How my husband became my twin | Lifestyle.INQ

OCTOBER 27, 2022

ILLUSTRATION BY RUTH MACAPAGAL
ILLUSTRATION BY RUTH MACAPAGAL
ILLUSTRATION BY RUTH MACAPAGAL
ILLUSTRATION BY RUTH MACAPAGAL

My husband and I had our pictures taken for a visa application. Going first, Vergel was directed: seated, looking straight at the camera, specs off and lips closed. Then, my turn; same instructions: comb back those wispy platinum bangs to expose narrow forehead and long-life ears, and no smile, which doesn’t come naturally to me—I almost automatically try to smile my best whenever I see a camera.

We were both shown our shots on the back screen of the camera, and how uncanny: We looked like twins!

I kidded him that it was quite a slide-down for me, although a huge improvement for him. The short white hair framing our faces was the deciding denominator. How could it have happened without us noticing? Vergel and I could not have looked more different from each other, even the last time we bothered to look. But I’ve heard the observation often enough that couples, after many years of wedlock, do end up looking alike, especially couples of the same race, culture, values and diet, and those who tend to borrow facial expressions from each other. The point is sometimes taken to suggest the quality of the relationship: If couples end up looking alike, theirs must have been a happy marriage.

I’d like to think, of course, that it’s true in our case. But there’s absolutely no scientific basis to support the theory. My theory should be more realistic: It’s not just about growing old together; it’s plain and simple growing old. As eyelids droop, facial lines appear and deepen, some molars go (after cracking on almonds, as in my case) and cheeks sag, we naturally lose the look we once had. The white hair only completes the transformation. Observe pictures of older people and you might detect a kind of generational bond.

Time spares no one

I used to smile at pretty women whether I knew them or not, and they always smiled back. Now, I take a good look at older women to check if I might know them; chances are I do. Some have aged beyond recognition, although others still have traces of their old youthful selves. Time simply spares no one.

Liz Taylor herself was difficult to put together again after she had aged and gained weight. But, despite becoming sickly, she remained attractive. Her gutsiness and generosity, traits often mentioned about her, surely must have made up for what she lost in looks.

Some have held up better than others, for sure, like voluptuous Sophia Loren or ever fashion model slim Audrey Hepburn. With them, it helped that they didn’t retouch their faces or let their figures go. But, more than anything else, it must have been their fulfilled lives that allowed them to keep that ageless glow.

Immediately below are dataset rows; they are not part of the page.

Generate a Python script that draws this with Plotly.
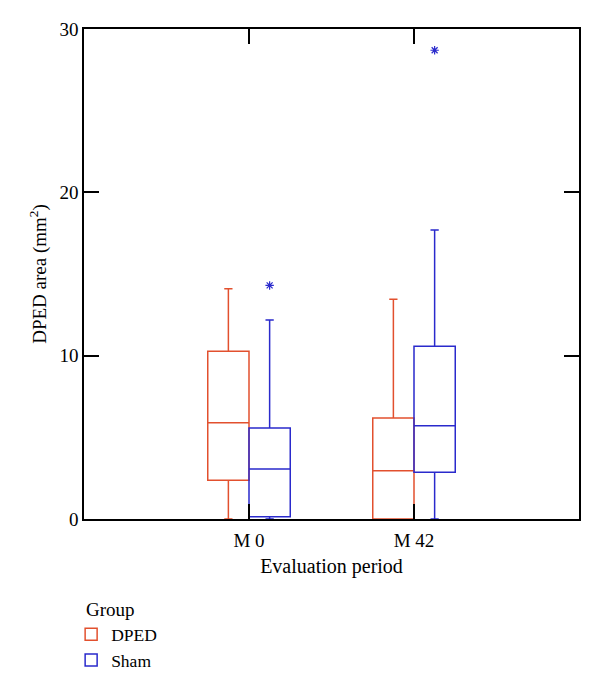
import plotly.graph_objects as go

categories = ["M 0", "M 42"]
groups = ["DPED", "Sham"]

dped_lower = [0.0, 0.0]
dped_q1 = [2.37, 0.0]
dped_median = [5.9, 2.96]
dped_q3 = [10.27, 6.18]
dped_upper = [14.1, 13.45]

sham_lower = [0.0, 0.0]
sham_q1 = [0.14, 2.86]
sham_median = [3.06, 5.71]
sham_q3 = [5.57, 10.57]
sham_upper = [12.19, 17.7]

sham_outlier_cat = [0, 1]
sham_outlier_val = [14.3, 28.7]

colors = {"DPED": "#E2502E", "Sham": "#2A2ACC"}
BW = 0.25
offsets = {"DPED": -BW / 2, "Sham": BW / 2}

stats = {
    "DPED": (dped_lower, dped_q1, dped_median, dped_q3, dped_upper),
    "Sham": (sham_lower, sham_q1, sham_median, sham_q3, sham_upper),
}

fig = go.Figure()
for g in groups:
    lo, q1, med, q3, up = stats[g]
    xs = [i + offsets[g] for i in range(len(categories))]
    fig.add_trace(go.Box(
        name=g, x=xs, q1=q1, median=med, q3=q3,
        lowerfence=lo, upperfence=up,
        width=BW, whiskerwidth=0.2,
        line=dict(color=colors[g], width=1.5),
        fillcolor="rgba(255,255,255,0)",
        boxpoints=False, showlegend=True,
    ))

fig.add_trace(go.Scatter(
    x=[c + offsets["Sham"] for c in sham_outlier_cat], y=sham_outlier_val,
    mode="markers",
    marker=dict(symbol="asterisk-open", size=7, color=colors["Sham"],
                line=dict(color=colors["Sham"], width=1.2)),
    showlegend=False, hoverinfo="skip",
))

font = dict(family="Liberation Serif, DejaVu Serif, serif", size=19, color="black")

fig.add_annotation(
    text="Group", xref="paper", yref="paper", x=0, y=-0.1837,
    xanchor="left", yanchor="middle", showarrow=False, font=font,
)

fig.update_layout(
    width=592, height=685,
    margin=dict(l=76, r=21, t=21, b=174, autoexpand=False),
    plot_bgcolor="white", paper_bgcolor="white",
    font=font,
    legend=dict(
        x=-0.026, xanchor="left", y=-0.1985, yanchor="top",
        font=dict(family=font["family"], size=17.5, color="black"),
        bgcolor="rgba(0,0,0,0)", tracegroupgap=0,
    ),
    xaxis=dict(
        range=[-1, 2], tickvals=list(range(len(categories))), ticktext=categories,
        ticks="inside", ticklen=15, tickwidth=1.5, tickcolor="black",
        showline=True, linecolor="black", linewidth=1.5, mirror="ticks",
        showgrid=False, zeroline=False, ticklabelstandoff=3,
        title=dict(text="Evaluation period", font=dict(family=font["family"], size=20, color="black"), standoff=9),
    ),
    yaxis=dict(
        range=[0, 30], tickvals=[0, 10, 20, 30],
        ticks="inside", ticklen=15, tickwidth=1.5, tickcolor="black",
        showline=True, linecolor="black", linewidth=1.5, mirror="ticks",
        showgrid=False, zeroline=False,
        title=dict(text="DPED area (mm<sup>2</sup>)", font=font, standoff=8),
    ),
)

fig.write_html("out.html")
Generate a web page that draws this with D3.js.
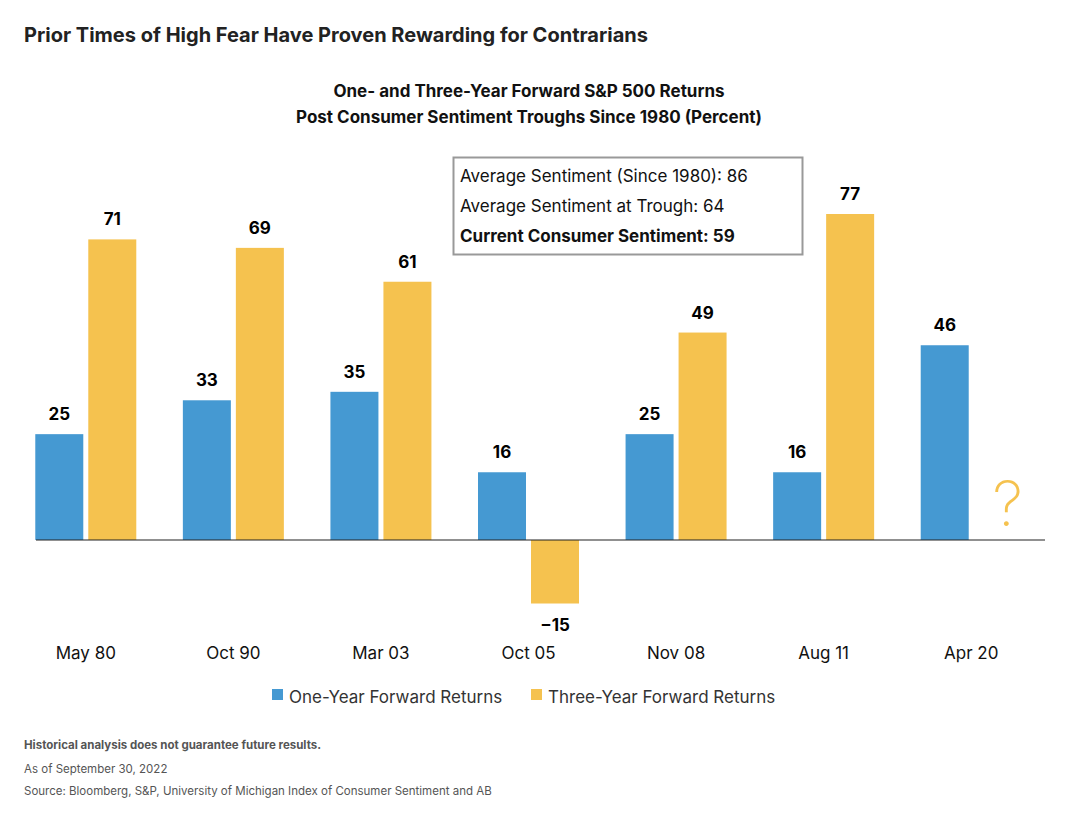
<!DOCTYPE html>
<html><head><meta charset="utf-8">
<script src="https://cdn.jsdelivr.net/npm/d3@7"></script>
<style>body{margin:0;background:#fff;font-family:Inter,"Noto Sans",sans-serif}</style>
</head><body><svg id="c" width="1068" height="828"></svg>
<script>
const categories = ["May 80","Oct 90","Mar 03","Oct 05","Nov 08","Aug 11","Apr 20"]
const oneYear = [25,33,35,16,25,16,46]
const threeYear = [71,69,61,-15,49,77,null]
const boxLines = ["Average Sentiment (Since 1980): 86","Average Sentiment at Trough: 64","Current Consumer Sentiment: 59"]
const blue = "#4599d2", gold = "#f5c24f"

const svg = d3.select("#c")
svg.append("text").attr("x",24).attr("y",42).attr("font-size",20).attr("font-weight",700).attr("fill","#222")
  .text("Prior Times of High Fear Have Proven Rewarding for Contrarians")
svg.append("text").attr("x",529).attr("y",97).attr("text-anchor","middle").attr("font-size",17).attr("font-weight",700).attr("fill","#111")
  .text("One- and Three-Year Forward S&P 500 Returns")
svg.append("text").attr("x",529).attr("y",123).attr("text-anchor","middle").attr("font-size",17).attr("font-weight",700).attr("fill","#111")
  .text("Post Consumer Sentiment Troughs Since 1980 (Percent)")

const x = d3.scaleBand().domain(categories).range([12,1045])
const y = d3.scaleLinear().domain([0,77]).range([540,214])
const bw = 48, gap = 5

const g = svg.append("g")
categories.forEach((c,i)=>{
  const cx = x(c)+x.bandwidth()/2
  const v1 = oneYear[i], v3 = threeYear[i]
  g.append("rect").attr("x",cx-gap/2-bw).attr("width",bw).attr("y",y(Math.max(0,v1))).attr("height",Math.abs(y(v1)-y(0))).attr("fill",blue)
  g.append("text").attr("x",cx-gap/2-bw/2).attr("y",y(v1)-14).attr("text-anchor","middle").attr("font-size",17).attr("font-weight",700).text(v1)
  if (v3!==null){
    g.append("rect").attr("x",cx+gap/2).attr("width",bw).attr("y",y(Math.max(0,v3))).attr("height",Math.abs(y(v3)-y(0))).attr("fill",gold)
    g.append("text").attr("x",cx+gap/2+bw/2).attr("y",v3>=0?y(v3)-14:y(v3)+27).attr("text-anchor","middle").attr("font-size",17).attr("font-weight",700)
      .text(v3>=0?v3:"\u2212"+Math.abs(v3))
  } else {
    g.append("text").attr("x",cx+gap/2+bw/2+10).attr("y",526).attr("text-anchor","middle").attr("font-size",62).attr("font-weight",200).attr("fill",gold).text("?")
  }
  g.append("text").attr("x",cx).attr("y",659).attr("text-anchor","middle").attr("font-size",17).attr("fill","#111").text(c)
})
svg.append("line").attr("x1",36).attr("x2",1045).attr("y1",y(0)).attr("y2",y(0)).attr("stroke","#222").attr("stroke-width",1.2)

svg.append("rect").attr("x",453.5).attr("y",157.5).attr("width",349).attr("height",97).attr("fill","#fff").attr("stroke","#999").attr("stroke-width",2)
boxLines.forEach((t,i)=>svg.append("text").attr("x",460).attr("y",182+i*30).attr("font-size",17)
  .attr("font-weight",i==2?700:400).attr("fill","#111").text(t))

const leg = [["One-Year Forward Returns",blue,272],["Three-Year Forward Returns",gold,531]]
leg.forEach(([t,c,lx])=>{
  svg.append("rect").attr("x",lx).attr("y",689).attr("width",11).attr("height",11).attr("fill",c)
  svg.append("text").attr("x",lx+17).attr("y",703).attr("font-size",17).attr("fill","#333").text(t)
})
svg.append("text").attr("x",24).attr("y",749).attr("font-size",11.5).attr("font-weight",700).attr("fill","#555").text("Historical analysis does not guarantee future results.")
svg.append("text").attr("x",24).attr("y",773).attr("font-size",11.5).attr("fill","#555").text("As of September 30, 2022")
svg.append("text").attr("x",24).attr("y",795).attr("font-size",11.5).attr("fill","#555").text("Source: Bloomberg, S&P, University of Michigan Index of Consumer Sentiment and AB")
</script></body></html>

One has to accept old age without letting go of looking good for oneself and one’s husband. I am myself thinking of dyeing my hair again. It’s hard to get used to my white hair; even I get shocked sometimes. Besides, my granddaughter told me, “Before you looked 60, now you look 90!” And that’s from the mouth of babes.

There are, of course, consolations for couples who have aged together—the accumulated love and affection that create a thin veil over our lenses and soften the sight of the ravages of time. Fortunately, the lenses themselves blur with age and become more focused on each other’s inner qualities. Selective, longer term, happy memories help, too. Without all that, it would be almost disastrous for any relationship to go through old age, trying enough as it is by itself.

Grow old with me

That’s why divorces happen decades into a marriage. My husband told me, when old age was nowhere to be spotted yet, that he wanted to grow old with me. I can’t think of a nicer thing to say. Indeed, I can’t imagine anything more tragic than growing old with someone who didn’t love me in that way.

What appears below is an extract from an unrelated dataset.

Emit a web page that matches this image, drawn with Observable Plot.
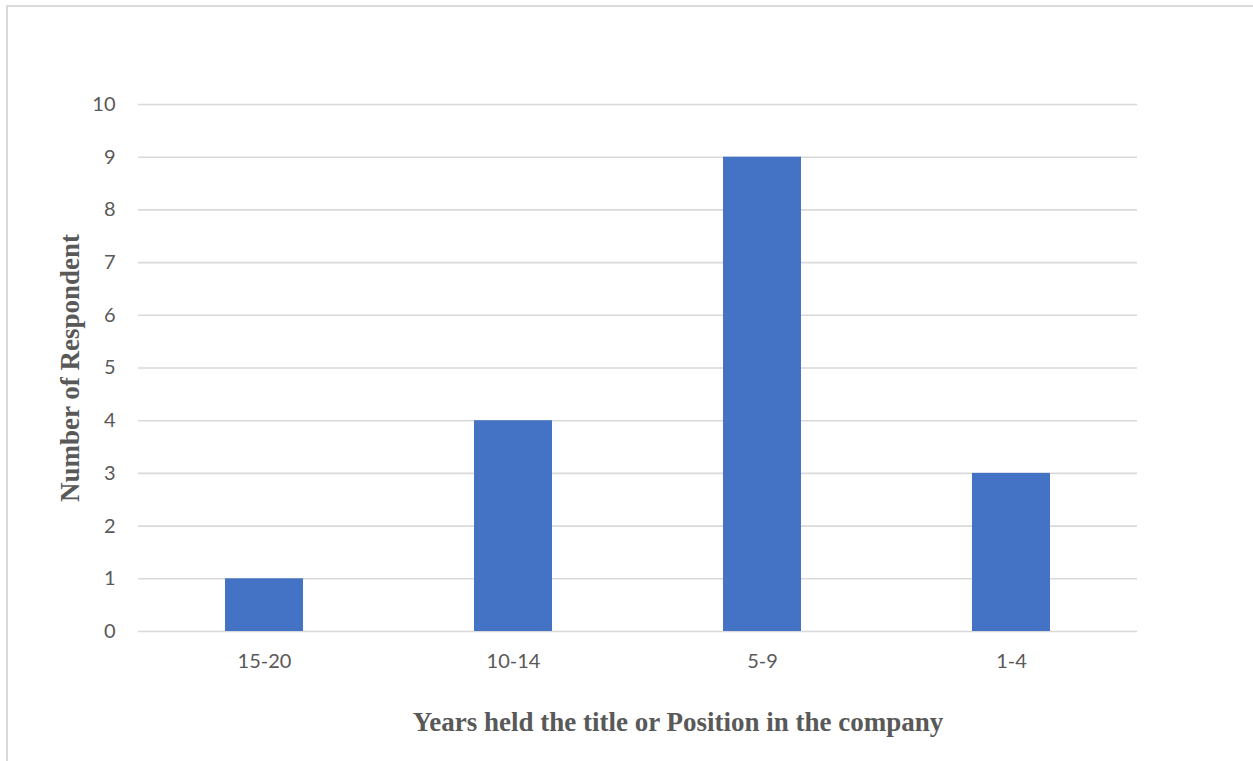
<!DOCTYPE html>
<html>
<head>
<meta charset="utf-8">
<script src="https://cdn.jsdelivr.net/npm/d3@7"></script>
<script src="https://cdn.jsdelivr.net/npm/@observablehq/plot@0.6"></script>
<style>
  html, body { margin: 0; padding: 0; background: #fff; overflow: hidden; }
  #frame { position: absolute; left: 6px; top: 5px; width: 1400px; height: 900px; border: 2px solid #d9d9d9; box-sizing: border-box; }
  #chart { position: absolute; left: 0; top: 0; }
</style>
</head>
<body>
<div id="frame"></div>
<div id="chart"></div>
<script>
const categories = ["15-20", "10-14", "5-9", "1-4"];
const respondents = [1, 4, 9, 3];
const yTicks = [0, 1, 2, 3, 4, 5, 6, 7, 8, 9, 10];
const xTitle = "Years held the title or Position in the company";
const yTitle = "Number of Respondent";

const data = categories.map((c, i) => ({category: c, value: respondents[i]}));

const titleFont = "'Liberation Serif', 'Times New Roman', serif";

const chart = Plot.plot({
  width: 1253,
  height: 761,
  marginLeft: 138,
  marginRight: 116,
  marginTop: 104,
  marginBottom: 130,
  style: {background: "transparent", fontFamily: "Lato, 'Open Sans', sans-serif", fontSize: "20px", color: "#595959"},
  x: {domain: categories, paddingInner: 0.688, paddingOuter: 0.344, label: null},
  y: {domain: [0, 10], label: null},
  marks: [
    Plot.ruleY(yTicks, {stroke: "#d9d9d9", strokeWidth: 1.6}),
    Plot.barY(data, {x: "category", y: "value", fill: "#4472c4"}),
    Plot.axisY(yTicks, {tickSize: 0, tickPadding: 23, tickFormat: "d", fontSize: 20, fill: "#595959", label: null}),
    Plot.axisX({tickSize: 0, tickPadding: 22, fontSize: 20, fill: "#595959", label: null}),
    Plot.text([xTitle], {frameAnchor: "bottom", textAnchor: "middle", dx: 40, dy: 91, text: d => d, fontFamily: titleFont, fontWeight: "bold", fontSize: 27, fill: "#595959", lineAnchor: "middle"}),
    Plot.text([yTitle], {frameAnchor: "left", textAnchor: "middle", dx: -68, dy: 0, rotate: -90, text: d => d, fontFamily: titleFont, fontWeight: "bold", fontSize: 27, fill: "#595959", lineAnchor: "middle"})
  ]
});
document.getElementById("chart").appendChild(chart);
</script>
</body>
</html>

By now, thank God, our lives are rich with memories of the way we were and the things we did together. Despite the sad truth that we’ve become jokes of our old selves, the beauty of it all is we’re laughing together at ourselves. My dad, in his late 80s, would sometimes suddenly chuckle by himself, and when I asked what was so funny, he’d say, “Me, kiddo! If you ever doubt God has a sense of humor, grow old.” I’m beginning to have those chuckles myself.

I may forget whether I took my pills already this morning, but I remember, at any given time, how I was inexplicably struck when Vergel and I first met and how that felt like. Luckily for me, he was similarly struck, too. He remembers every detail, the dress and shoes I wore, my hair. Sure, I don’t remember myself, but I remember the old feeling.

Only the other day, at a lunch date after a doctor’s appointment, which has become regular—we’re hardly ever by ourselves; a granddaughter, in fact, shares our room—I realized how old we had become. I looked at him, a fit 76, and told him I still felt the same excitement in his company as when we dated. Never one to blurt out such matters, I must have taken him by surprise—my twin blushed!